Your objective => The material below holds a span beginning at the line with "Clone this chart in Plotly." and ending at the line with "pw, ph = W - L - R, H - T - B". Quote that span exactly, both ends included, and only that span.

## Begin

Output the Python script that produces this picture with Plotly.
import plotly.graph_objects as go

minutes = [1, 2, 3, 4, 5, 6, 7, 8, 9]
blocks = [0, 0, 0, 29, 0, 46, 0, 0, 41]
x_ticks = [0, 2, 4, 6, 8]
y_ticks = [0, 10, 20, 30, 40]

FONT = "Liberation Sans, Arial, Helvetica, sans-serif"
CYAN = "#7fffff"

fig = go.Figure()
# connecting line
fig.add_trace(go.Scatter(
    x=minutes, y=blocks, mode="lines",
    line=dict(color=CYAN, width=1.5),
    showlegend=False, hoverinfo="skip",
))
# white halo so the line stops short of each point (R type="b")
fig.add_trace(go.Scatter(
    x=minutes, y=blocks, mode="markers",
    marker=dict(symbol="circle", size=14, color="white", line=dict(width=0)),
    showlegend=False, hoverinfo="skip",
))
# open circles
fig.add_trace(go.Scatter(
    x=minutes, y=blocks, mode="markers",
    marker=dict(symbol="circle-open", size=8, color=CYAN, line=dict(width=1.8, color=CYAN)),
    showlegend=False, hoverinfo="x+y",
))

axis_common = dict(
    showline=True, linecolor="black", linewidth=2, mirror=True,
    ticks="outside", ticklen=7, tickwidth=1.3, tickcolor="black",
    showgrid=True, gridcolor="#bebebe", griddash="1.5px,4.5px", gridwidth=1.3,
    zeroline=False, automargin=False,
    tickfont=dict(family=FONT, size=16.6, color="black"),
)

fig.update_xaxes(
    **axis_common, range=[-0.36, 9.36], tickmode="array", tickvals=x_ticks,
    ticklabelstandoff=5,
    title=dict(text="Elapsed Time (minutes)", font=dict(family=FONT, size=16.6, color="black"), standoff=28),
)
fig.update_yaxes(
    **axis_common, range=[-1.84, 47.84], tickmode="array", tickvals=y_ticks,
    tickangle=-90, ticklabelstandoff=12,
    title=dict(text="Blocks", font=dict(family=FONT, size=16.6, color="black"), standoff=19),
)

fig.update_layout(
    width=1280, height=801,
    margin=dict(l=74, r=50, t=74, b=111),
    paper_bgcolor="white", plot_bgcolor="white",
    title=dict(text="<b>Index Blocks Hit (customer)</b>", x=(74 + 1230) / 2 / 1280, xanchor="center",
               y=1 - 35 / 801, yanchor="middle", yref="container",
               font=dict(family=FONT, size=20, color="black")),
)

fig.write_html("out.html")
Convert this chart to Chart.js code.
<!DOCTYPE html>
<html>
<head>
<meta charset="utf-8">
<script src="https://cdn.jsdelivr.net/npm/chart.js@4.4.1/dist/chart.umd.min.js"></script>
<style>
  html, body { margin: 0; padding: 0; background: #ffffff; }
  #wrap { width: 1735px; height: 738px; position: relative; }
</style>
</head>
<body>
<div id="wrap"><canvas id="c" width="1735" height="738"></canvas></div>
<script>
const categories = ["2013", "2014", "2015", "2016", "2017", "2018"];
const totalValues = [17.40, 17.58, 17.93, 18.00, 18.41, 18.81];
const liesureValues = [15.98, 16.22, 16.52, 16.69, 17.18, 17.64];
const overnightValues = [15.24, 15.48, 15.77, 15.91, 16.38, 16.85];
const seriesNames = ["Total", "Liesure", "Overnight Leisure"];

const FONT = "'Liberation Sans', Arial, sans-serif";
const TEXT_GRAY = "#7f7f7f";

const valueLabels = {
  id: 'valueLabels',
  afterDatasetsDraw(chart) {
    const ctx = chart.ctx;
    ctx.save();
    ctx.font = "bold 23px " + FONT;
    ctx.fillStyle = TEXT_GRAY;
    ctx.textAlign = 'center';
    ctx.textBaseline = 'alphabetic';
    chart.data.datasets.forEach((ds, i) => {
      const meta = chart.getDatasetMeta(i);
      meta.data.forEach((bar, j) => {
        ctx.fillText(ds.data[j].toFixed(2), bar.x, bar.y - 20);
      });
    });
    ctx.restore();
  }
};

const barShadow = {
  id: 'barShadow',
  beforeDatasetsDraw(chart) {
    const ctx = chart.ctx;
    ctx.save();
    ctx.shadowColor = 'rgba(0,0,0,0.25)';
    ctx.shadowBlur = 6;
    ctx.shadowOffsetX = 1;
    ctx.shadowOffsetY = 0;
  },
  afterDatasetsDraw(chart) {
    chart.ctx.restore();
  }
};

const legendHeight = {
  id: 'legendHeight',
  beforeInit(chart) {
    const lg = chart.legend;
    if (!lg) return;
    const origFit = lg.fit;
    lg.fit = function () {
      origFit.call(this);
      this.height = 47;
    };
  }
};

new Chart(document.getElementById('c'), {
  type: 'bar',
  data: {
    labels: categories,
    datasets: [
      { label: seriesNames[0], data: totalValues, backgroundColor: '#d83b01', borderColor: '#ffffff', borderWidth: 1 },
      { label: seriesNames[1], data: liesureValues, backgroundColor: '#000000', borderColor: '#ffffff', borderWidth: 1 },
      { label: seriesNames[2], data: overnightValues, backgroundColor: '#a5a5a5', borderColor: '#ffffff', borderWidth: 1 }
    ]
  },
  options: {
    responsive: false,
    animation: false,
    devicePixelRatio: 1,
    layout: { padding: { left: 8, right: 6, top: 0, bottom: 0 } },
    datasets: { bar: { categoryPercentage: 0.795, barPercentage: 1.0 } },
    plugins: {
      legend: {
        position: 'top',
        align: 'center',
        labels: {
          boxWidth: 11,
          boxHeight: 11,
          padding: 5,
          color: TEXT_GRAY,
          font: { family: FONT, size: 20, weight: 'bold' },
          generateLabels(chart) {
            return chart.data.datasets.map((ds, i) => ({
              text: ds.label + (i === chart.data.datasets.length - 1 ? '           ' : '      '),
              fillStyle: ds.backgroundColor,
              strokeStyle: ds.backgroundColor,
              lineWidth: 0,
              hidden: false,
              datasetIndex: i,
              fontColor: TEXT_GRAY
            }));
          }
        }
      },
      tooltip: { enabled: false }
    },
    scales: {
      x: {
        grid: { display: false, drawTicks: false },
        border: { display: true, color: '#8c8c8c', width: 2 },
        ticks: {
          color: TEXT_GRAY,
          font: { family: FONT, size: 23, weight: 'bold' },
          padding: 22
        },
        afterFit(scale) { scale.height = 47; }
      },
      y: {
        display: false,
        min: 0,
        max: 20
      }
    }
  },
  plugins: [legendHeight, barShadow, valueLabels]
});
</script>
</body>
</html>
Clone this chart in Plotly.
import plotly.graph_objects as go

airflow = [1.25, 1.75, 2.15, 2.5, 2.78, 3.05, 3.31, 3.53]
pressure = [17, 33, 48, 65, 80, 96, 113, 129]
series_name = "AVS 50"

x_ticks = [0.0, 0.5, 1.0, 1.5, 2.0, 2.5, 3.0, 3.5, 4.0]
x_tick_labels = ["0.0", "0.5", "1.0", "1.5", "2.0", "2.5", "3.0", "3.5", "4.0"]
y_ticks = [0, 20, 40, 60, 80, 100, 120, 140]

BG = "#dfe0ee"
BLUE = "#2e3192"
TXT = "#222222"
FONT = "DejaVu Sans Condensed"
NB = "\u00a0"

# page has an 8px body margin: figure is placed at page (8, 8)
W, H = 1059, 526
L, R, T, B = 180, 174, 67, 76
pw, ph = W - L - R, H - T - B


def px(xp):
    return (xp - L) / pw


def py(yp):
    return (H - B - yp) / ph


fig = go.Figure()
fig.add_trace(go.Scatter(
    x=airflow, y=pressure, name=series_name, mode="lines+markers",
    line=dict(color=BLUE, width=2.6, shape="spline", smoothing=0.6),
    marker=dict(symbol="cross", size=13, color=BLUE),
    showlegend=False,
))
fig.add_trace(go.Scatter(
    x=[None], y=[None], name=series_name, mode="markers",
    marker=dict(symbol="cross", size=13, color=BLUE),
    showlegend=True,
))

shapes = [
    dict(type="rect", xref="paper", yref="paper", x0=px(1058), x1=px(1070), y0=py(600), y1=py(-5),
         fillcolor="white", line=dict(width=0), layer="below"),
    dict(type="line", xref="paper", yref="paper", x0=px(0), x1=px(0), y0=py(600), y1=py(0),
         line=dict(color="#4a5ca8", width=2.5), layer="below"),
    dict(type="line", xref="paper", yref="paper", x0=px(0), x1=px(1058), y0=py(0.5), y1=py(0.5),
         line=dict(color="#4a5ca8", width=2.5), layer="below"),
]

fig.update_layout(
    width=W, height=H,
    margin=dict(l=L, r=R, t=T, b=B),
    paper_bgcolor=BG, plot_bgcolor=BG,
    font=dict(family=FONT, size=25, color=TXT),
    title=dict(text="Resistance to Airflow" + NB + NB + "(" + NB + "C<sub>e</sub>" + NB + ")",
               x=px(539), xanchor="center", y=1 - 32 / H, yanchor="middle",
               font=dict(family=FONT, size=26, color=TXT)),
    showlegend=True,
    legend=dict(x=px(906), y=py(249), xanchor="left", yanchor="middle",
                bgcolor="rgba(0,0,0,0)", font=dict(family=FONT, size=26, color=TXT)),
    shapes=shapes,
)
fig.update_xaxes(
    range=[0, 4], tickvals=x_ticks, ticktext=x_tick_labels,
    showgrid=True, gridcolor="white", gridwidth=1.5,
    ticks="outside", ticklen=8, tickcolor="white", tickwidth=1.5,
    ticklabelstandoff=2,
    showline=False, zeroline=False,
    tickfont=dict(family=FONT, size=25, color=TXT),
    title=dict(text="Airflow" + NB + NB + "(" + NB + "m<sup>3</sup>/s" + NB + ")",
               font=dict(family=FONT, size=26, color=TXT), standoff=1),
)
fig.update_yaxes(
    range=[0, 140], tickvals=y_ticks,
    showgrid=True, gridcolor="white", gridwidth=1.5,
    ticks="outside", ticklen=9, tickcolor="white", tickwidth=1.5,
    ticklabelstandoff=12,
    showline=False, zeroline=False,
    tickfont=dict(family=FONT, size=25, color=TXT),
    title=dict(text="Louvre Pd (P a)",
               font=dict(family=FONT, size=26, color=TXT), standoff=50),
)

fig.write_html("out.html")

## End

Reply to the task =>
Clone this chart in Plotly.
import plotly.graph_objects as go

airflow = [1.25, 1.75, 2.15, 2.5, 2.78, 3.05, 3.31, 3.53]
pressure = [17, 33, 48, 65, 80, 96, 113, 129]
series_name = "AVS 50"

x_ticks = [0.0, 0.5, 1.0, 1.5, 2.0, 2.5, 3.0, 3.5, 4.0]
x_tick_labels = ["0.0", "0.5", "1.0", "1.5", "2.0", "2.5", "3.0", "3.5", "4.0"]
y_ticks = [0, 20, 40, 60, 80, 100, 120, 140]

BG = "#dfe0ee"
BLUE = "#2e3192"
TXT = "#222222"
FONT = "DejaVu Sans Condensed"
NB = "\u00a0"

# page has an 8px body margin: figure is placed at page (8, 8)
W, H = 1059, 526
L, R, T, B = 180, 174, 67, 76
pw, ph = W - L - R, H - T - B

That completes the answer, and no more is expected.